Bruce Momjian wrote:
> > The problem is that you cannot depend upon factoring to reduce these complex
> > statements. We need to retain a place holder (pointer) for each passed
> > parameter. Otherwise we need to re-(parse and plan) the statement before each
> > execution; thus, loosing one of the major benefits of PREPARE.
>
> I think we already have such a problem. When using optimization
> statistics, the optimizer checks the value of the constant to determine
> how many rows will be returned by a "x > 10" by looking at the min/max
> values for the column. Prepared queries where this value will change
> would make that a problem.
Gad Zooks. The future is here. I wonder how Vadim's SPI_Prepare() will respond
to this. I have not used it much, but I believe it accepts parameters.

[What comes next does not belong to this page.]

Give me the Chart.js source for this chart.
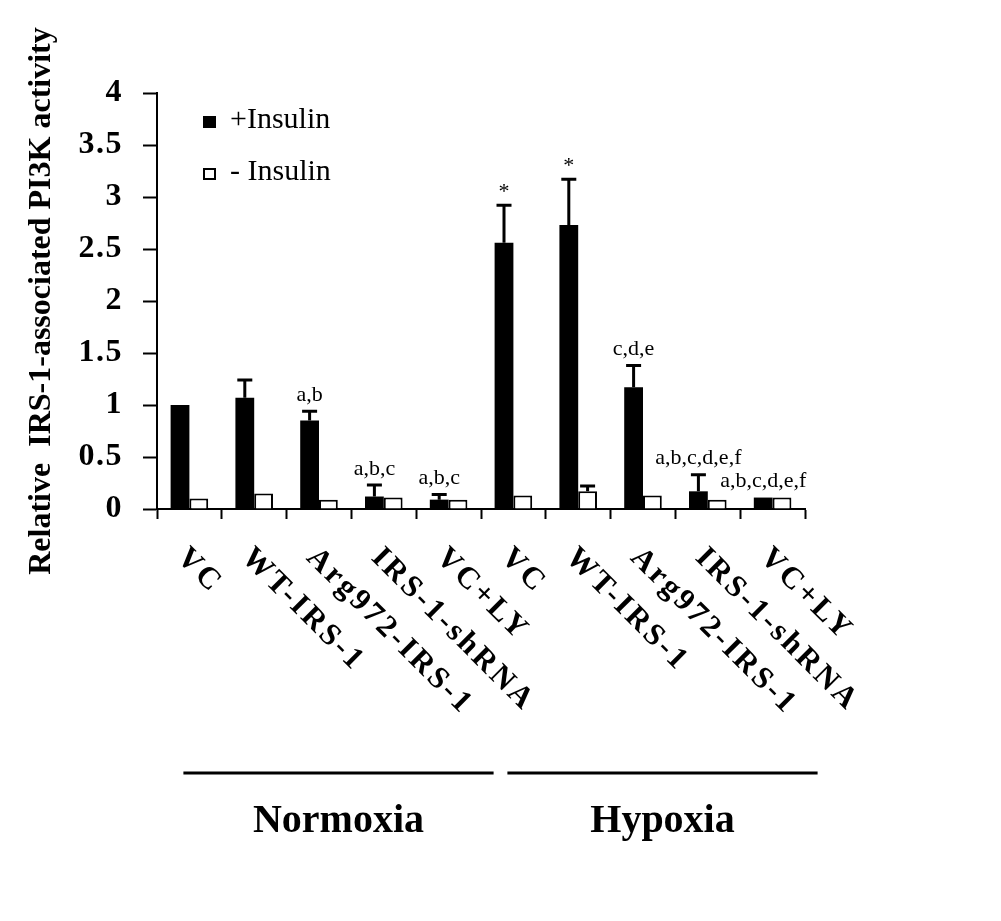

For that matter, I seem to recall some kind of reduction going on in the query
plan. In 6.3.2 something like:
-- with an index on bar
EXPLAIN SELECT stuff FROM foo WHERE bar = 1 OR bar = 2;
-- does not use index; this is expected in 6.3.2
EXPLAIN SELECT stuff FROM foo WHERE bar = 1 OR bar = 1;
-- uses index; I speculated on some reduction going on here.
...
I just tried it with on out with our corp (6.3.2) database. _day is an indexed field
on dates.
corp=> explain select * from dates where _day = '1/1/99';
NOTICE: QUERY PLAN:
Index Scan on dates (cost=2.05 size=1 width=24)
EXPLAIN
corp=> explain select * from dates where _day = '1/1/99' or _day = '1/1/99';
NOTICE: QUERY PLAN:
Index Scan on dates (cost=2.05 size=1 width=24)
EXPLAIN
corp=> explain select * from dates where _day = '1/1/99' or _day = '1/2/99';
NOTICE: QUERY PLAN:
Seq Scan on dates (cost=91.27 size=219 width=24)
SPI_prepare may need to be tested, along with your example, to see how it responds.